Observant readers will notice that our previous tests were executed with only two active tables (instead of 20). In reality, each of our wide tables holds as much data as 10 narrow tables, so we already have the equivalent of 20 narrow tables in the database. Based on what we know about the MySQL buffer pool, its reasonable to assume that having more than two active tables negatively impacts query performance.

Clearly, this large working set of database blocks is fairly limiting. Even if we use the join-when-needed approach, there’ll still be significant delays as sub-tables are loaded into RAM. The next question is whether we can speed up the disk-to-RAM transfer as much as possible. To do this, we must increase the disk IOPS (input/output operations per second), a configurable parameter in AWS RDS.

In the next graph, the blue line shows the steep gradient associated with having a working set of database blocks (20 active wide tables) which is significantly larger than the buffer pool can hold. Most of the query time was dedicated to reading disk blocks into memory before the query could be completed. For some queries we might be lucky if the disk block was already in RAM, but for most queries this was not the case.
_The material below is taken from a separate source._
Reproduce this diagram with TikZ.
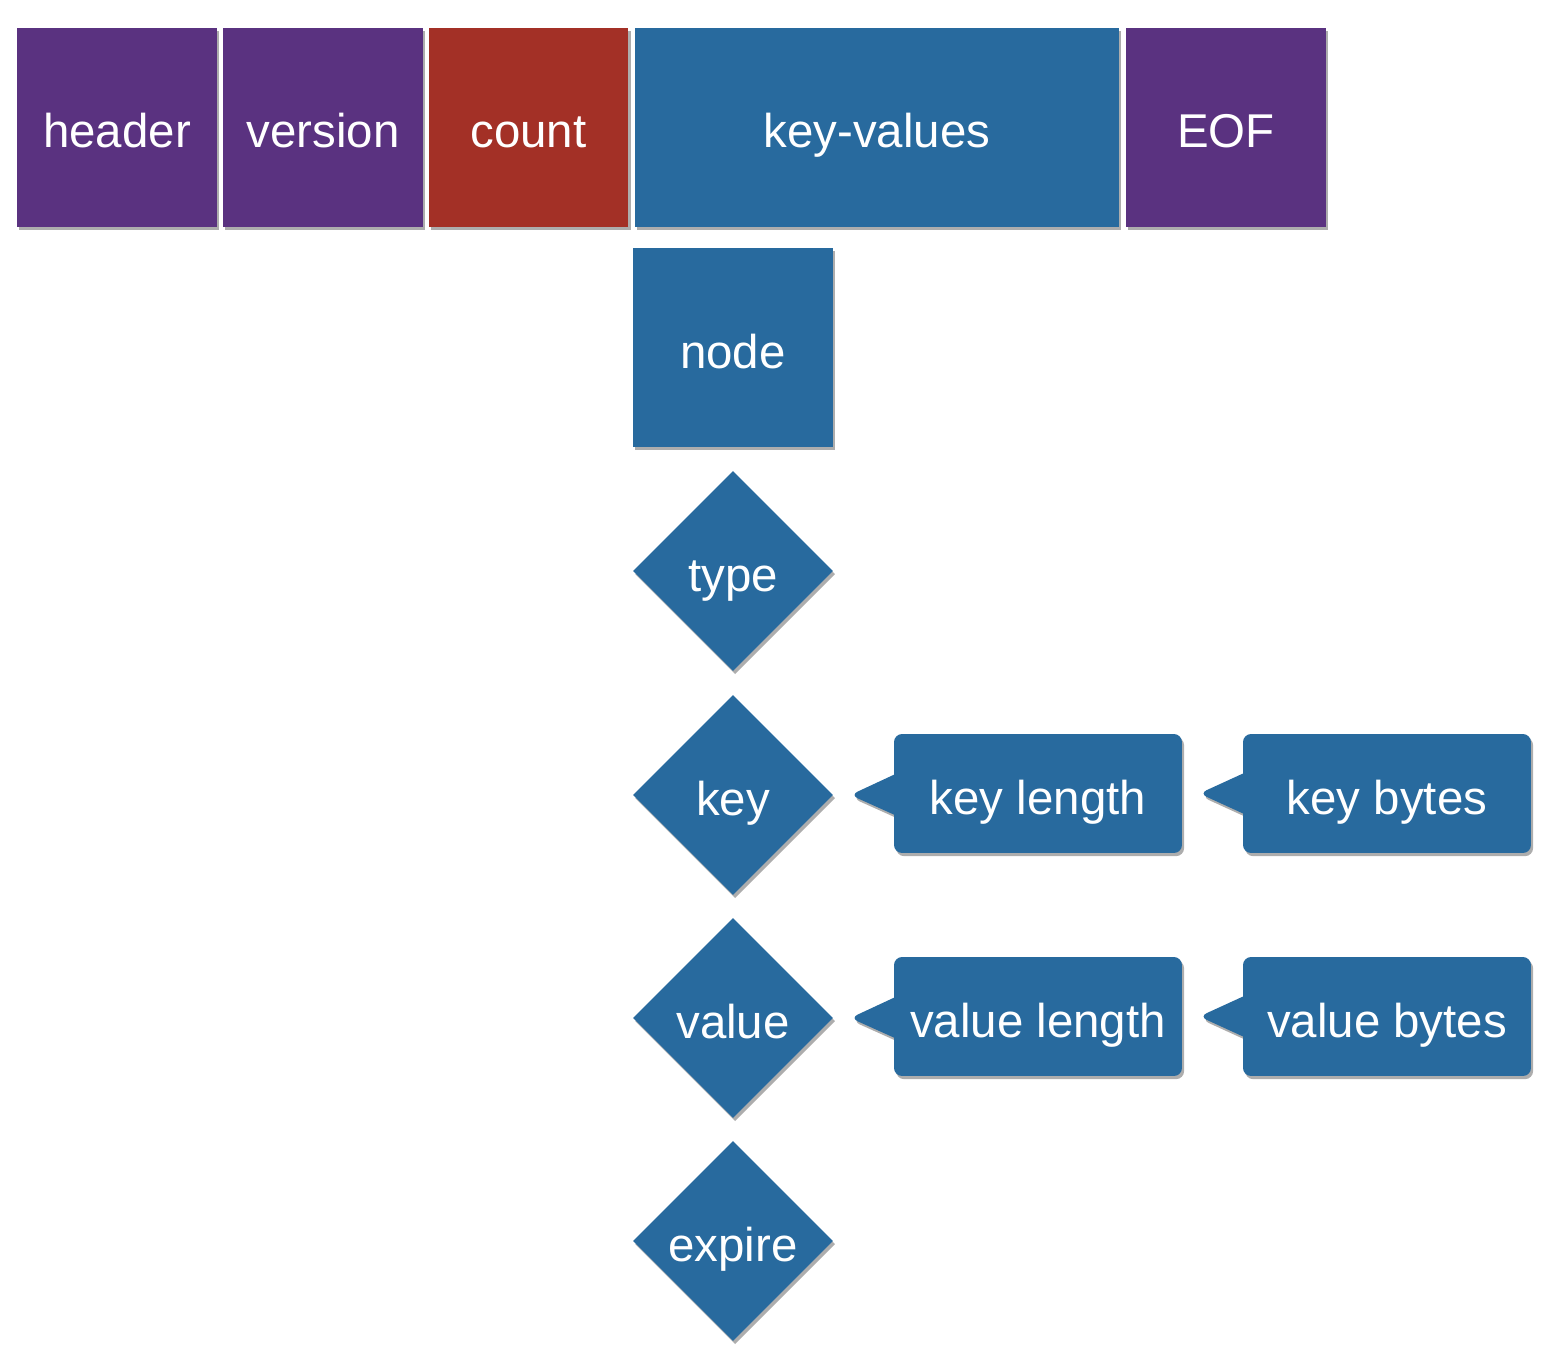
\documentclass[tikz,border=0pt]{standalone}
\usepackage{fontspec}
\setmainfont{Liberation Sans}
\usetikzlibrary{shapes, shapes.callouts, shadows, positioning, calc}
\definecolor{deeppurple}{RGB}{90,50,128}
\definecolor{deepred}{RGB}{163,48,38}
\definecolor{deepblue}{RGB}{40,106,158}

\tikzset{
    field/.style={rectangle, minimum width=4cm, minimum height=3.98cm, inner sep=0pt,
        text=white, font=\fontsize{27}{32}\selectfont, text height=0.82cm, text depth=0pt,
        drop shadow={shadow xshift=1.2pt, shadow yshift=-1.8pt, opacity=0.4, fill=black!80}},
    part/.style={diamond, aspect=1, minimum width=4cm, minimum height=4cm, inner sep=0pt,
        fill=deepblue, text=white, font=\fontsize{27}{32}\selectfont, text height=0.82cm, text depth=0pt,
        drop shadow={shadow xshift=1.2pt, shadow yshift=-1.8pt, opacity=0.4, fill=black!80}},
    bubble/.style={rectangle callout, minimum width=5.76cm, minimum height=2.38cm, inner sep=0pt,
        rounded corners=0.16cm, callout pointer width=0.8cm,
        fill=deepblue, text=white, font=\fontsize{27}{32}\selectfont, text height=0.82cm, text depth=0pt,
        drop shadow={shadow xshift=1.2pt, shadow yshift=-1.8pt, opacity=0.4, fill=black!80}}
}

\begin{document}
\begin{tikzpicture}[x=0.02cm, y=-0.02cm]
    \useasboundingbox (0,0) rectangle (1560,1366);

    % file layout
    \node[field, fill=deeppurple] (header) at (117,127.5) {header};
    \node[field, fill=deeppurple] (version) at (323,127.5) {version};
    \node[field, fill=deepred] (count) at (528.5,127.5) {count};
    \node[field, fill=deepblue, minimum width=9.68cm] (kv) at (877,127.5) {key-values};
    \node[field, fill=deeppurple] (eof) at (1226,127.5) {EOF};

    \node[field, fill=deepblue] (node) at (733,347.5) {node};

    % parts of a node
    \node[part] (type) at (733,571) {type};
    \node[part] (key) at (733,795) {key};
    \node[part] (value) at (733,1018) {value};
    \node[part] (expire) at (733,1241) {expire};

    \node[bubble, callout absolute pointer={([xshift=0.34cm]key.east)}] (keylen) at (1038,793.5) {key length};
    \node[bubble, callout absolute pointer={([xshift=0.34cm]keylen.east)}] (keybytes) at (1387,793.5) {key bytes};
    \node[bubble, callout absolute pointer={([xshift=0.34cm]value.east)}] (vallen) at (1038,1016.5) {value length};
    \node[bubble, callout absolute pointer={([xshift=0.34cm]vallen.east)}] (valbytes) at (1387,1016.5) {value bytes};
\end{tikzpicture}
\end{document}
The yellow line illustrates the impact of increasing the database’s maximum IOPS from 2500 IOPS (our first blue line) up to 7500 IOPS. We see a significant reduction in the time required to load disk blocks into the MySQL buffer pool, but the performance is still nowhere close to our desirable base case. Note that our test runs were aborted after measuring with 5 concurrent users, simply due to the time required.

In summary, our join sub-tables when needed approach is feasible to use in practice. However, due to the number of disk blocks required to store a wide table, it’s unreasonable to access more than a couple of 100,000 row by 1000 column tables at one time.

Experiment: JSON Tables

For our second proposed wide-table solution, using JSON-typed columns, we performed a similar set of tests. In this case, we used two active tables, with 100 hard-typed columns (standard MySQL columns), and an additional 9 JSON-typed columns each storing 100 virtual columns. Similar test data was loaded into the tables, and the same randomly-generated queries were executed (although modified to use JSON_EXTRACT to read JSON-typed columns).

As the following graph shows, the performance impact of JSON tables was immediately obvious. Even for a single thread, queries were taking over 10 seconds. There seemed no point in investigating further.

The main reason for this performance degradation is that JSON tables are enormous, and won’t easily fit into the buffer pool. Given that numeric and date types will be encoded as strings (rather than their native data format), there’ll be a significantly larger number of disk blocks used for storage. Additionally, it’s likely (although not confirmed) that MySQL reads all JSON columns into memory, even if they’re not required for the query.

Although it’s not the key bottleneck, there’ll also be a non-trivial amount of overhead to parse a JSON column (containing 100 virtual columns), extract the specific column we’re interested in, and then convert that column’s value into a native number or date. The impact of this slowdown was anecdotally experienced when first constructing the JSON test driver on much small tables.

The obvious conclusion is that JSON tables are far less performant than joined table, and are therefore not worth considering further.

Conclusion

In summary, we can support 1000-column tables in MySQL, although with a few caveats:

  • Joining narrow sub-tables to make a single wide-table is the best approach. The alternative of using JSON objects to create virtual columns was far less efficient.
  • Application code must only join the sub-tables required for the query, rather than joining all sub-tables. This reduces the CPU and RAM needed by join operations, and reduces the working set of database blocks in the buffer pool.
  • Since wide-tables require a larger number of database blocks than narrow tables, the impact of cache-misses in the MySQL buffer pool becomes a lot more apparent.